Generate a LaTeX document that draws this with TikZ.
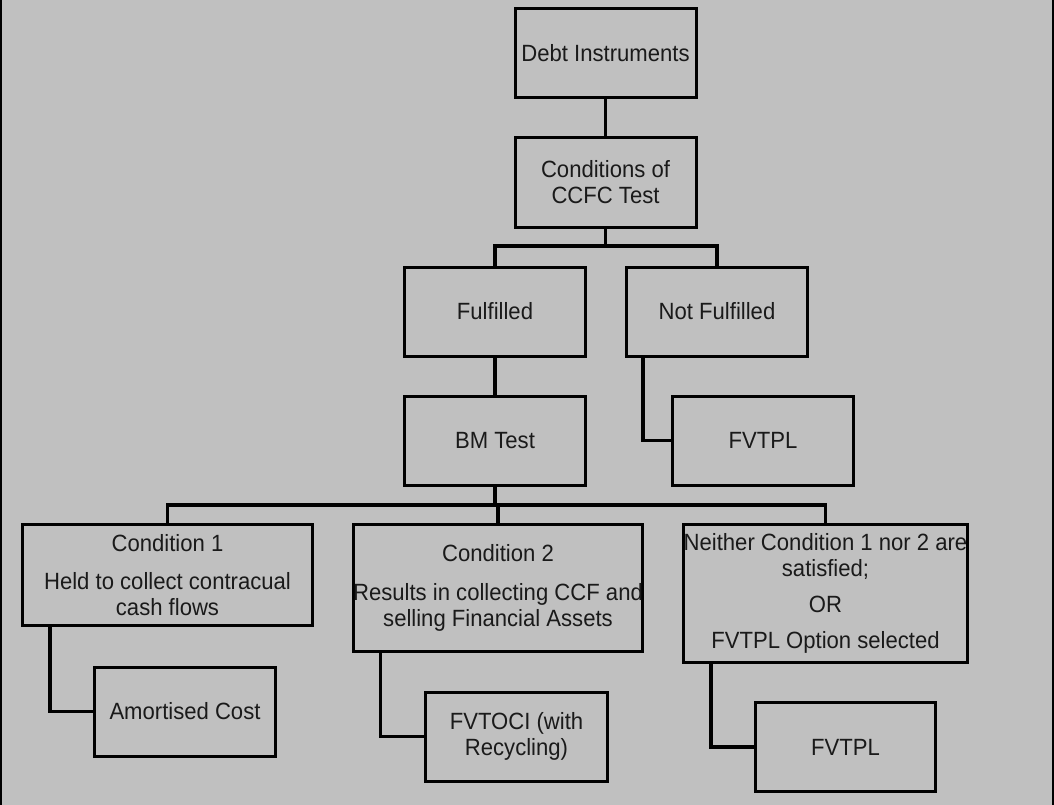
\documentclass[tikz,border=0pt]{standalone}
\usepackage{fontspec}
\setmainfont{Liberation Sans}[FakeStretch=0.94]
\usetikzlibrary{calc}
\definecolor{bg}{HTML}{C0C0C0}
\definecolor{ink}{HTML}{1A1A1A}
\begin{document}
\begin{tikzpicture}[x=1pt,y=-1pt,
  boxnode/.style={draw=black,line width=3pt,inner sep=0pt,align=center,
    text=ink,font=\fontsize{23.5pt}{26pt}\selectfont},
  smallbox/.style={boxnode,minimum width=181pt,minimum height=89pt},
  link/.style={draw=black,line width=3.5pt,line join=miter}]
\fill[bg] (0,0) rectangle (1054,805);
\useasboundingbox (0,0) rectangle (1054,805);
\fill[black] (0,0) rectangle (2,805);
\fill[black] (1052,0) rectangle (1054,805);

\node[smallbox] (debt) at (605.5,53) {Debt Instruments};
\node[smallbox] (ccfc) at (605.5,182.5) {Conditions of\\CCFC Test};
\node[smallbox] (ful) at (495,311.5) {Fulfilled};
\node[smallbox] (notf) at (717,311.5) {Not Fulfilled};
\node[smallbox] (bm) at (495,440.5) {BM Test};
\node[smallbox] (fv1) at (763,440.5) {FVTPL};
\node[boxnode,minimum width=290pt,minimum height=101pt] (c1) at (167.5,575)
  {Condition 1\\[12.5pt]Held to collect contracual\\cash flows};
\node[boxnode,minimum width=289pt,minimum height=127pt] (c2) at (498,588)
  {Condition 2\\[12.5pt]Results in collecting CCF and\\selling Financial Assets};
\node[boxnode,minimum width=284pt,minimum height=138pt] (nei) at (825.5,593.5)
  {Neither Condition 1 nor 2 are\\satisfied;\\[10pt]OR\\[10pt]FVTPL Option selected};
\node[smallbox] (amc) at (185,711.5) {Amortised Cost};
\node[smallbox,minimum width=182pt] (fvoci) at (516.5,736.5) {FVTOCI (with\\Recycling)};
\node[smallbox,minimum width=180pt] (fv2) at (845.5,747) {FVTPL};

\coordinate (j1) at (605.5,246);
\coordinate (j2) at (495,505);

\draw[link] (debt.south) -- (ccfc.north);
\draw[link] (ccfc.south) -- (j1);
\draw[link] (ful.north) |- (j1) -| (notf.north);
\draw[link] (ful.south) -- (bm.north);
\draw[link] ($(notf.south west)+(18,0)$) |- (fv1.west);
\draw[link] (bm.south) -- (j2);
\draw[link] (c1.north) |- (j2) -| (nei.north);
\draw[link] (c2.north) -- (c2.north |- j2);
\draw[link] ($(c1.south west)+(29,0)$) |- (amc.west);
\draw[link] ($(c2.south west)+(29,0)$) |- (fvoci.west);
\draw[link] ($(nei.south west)+(29,0)$) |- (fv2.west);
\end{tikzpicture}
\end{document}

→ EXERCISE GOAL:
Omit the pictures, then quote the rest of the material above exactly.

→ EXERCISE OUTPUT:
Generate a LaTeX document that draws this with TikZ.
\documentclass[tikz,border=0pt]{standalone}
\usepackage{fontspec}
\setmainfont{Liberation Sans}[FakeStretch=0.94]
\usetikzlibrary{calc}
\definecolor{bg}{HTML}{C0C0C0}
\definecolor{ink}{HTML}{1A1A1A}
\begin{document}
\begin{tikzpicture}[x=1pt,y=-1pt,
  boxnode/.style={draw=black,line width=3pt,inner sep=0pt,align=center,
    text=ink,font=\fontsize{23.5pt}{26pt}\selectfont},
  smallbox/.style={boxnode,minimum width=181pt,minimum height=89pt},
  link/.style={draw=black,line width=3.5pt,line join=miter}]
\fill[bg] (0,0) rectangle (1054,805);
\useasboundingbox (0,0) rectangle (1054,805);
\fill[black] (0,0) rectangle (2,805);
\fill[black] (1052,0) rectangle (1054,805);

\node[smallbox] (debt) at (605.5,53) {Debt Instruments};
\node[smallbox] (ccfc) at (605.5,182.5) {Conditions of\\CCFC Test};
\node[smallbox] (ful) at (495,311.5) {Fulfilled};
\node[smallbox] (notf) at (717,311.5) {Not Fulfilled};
\node[smallbox] (bm) at (495,440.5) {BM Test};
\node[smallbox] (fv1) at (763,440.5) {FVTPL};
\node[boxnode,minimum width=290pt,minimum height=101pt] (c1) at (167.5,575)
  {Condition 1\\[12.5pt]Held to collect contracual\\cash flows};
\node[boxnode,minimum width=289pt,minimum height=127pt] (c2) at (498,588)
  {Condition 2\\[12.5pt]Results in collecting CCF and\\selling Financial Assets};
\node[boxnode,minimum width=284pt,minimum height=138pt] (nei) at (825.5,593.5)
  {Neither Condition 1 nor 2 are\\satisfied;\\[10pt]OR\\[10pt]FVTPL Option selected};
\node[smallbox] (amc) at (185,711.5) {Amortised Cost};
\node[smallbox,minimum width=182pt] (fvoci) at (516.5,736.5) {FVTOCI (with\\Recycling)};
\node[smallbox,minimum width=180pt] (fv2) at (845.5,747) {FVTPL};

\coordinate (j1) at (605.5,246);
\coordinate (j2) at (495,505);

\draw[link] (debt.south) -- (ccfc.north);
\draw[link] (ccfc.south) -- (j1);
\draw[link] (ful.north) |- (j1) -| (notf.north);
\draw[link] (ful.south) -- (bm.north);
\draw[link] ($(notf.south west)+(18,0)$) |- (fv1.west);
\draw[link] (bm.south) -- (j2);
\draw[link] (c1.north) |- (j2) -| (nei.north);
\draw[link] (c2.north) -- (c2.north |- j2);
\draw[link] ($(c1.south west)+(29,0)$) |- (amc.west);
\draw[link] ($(c2.south west)+(29,0)$) |- (fvoci.west);
\draw[link] ($(nei.south west)+(29,0)$) |- (fv2.west);
\end{tikzpicture}
\end{document}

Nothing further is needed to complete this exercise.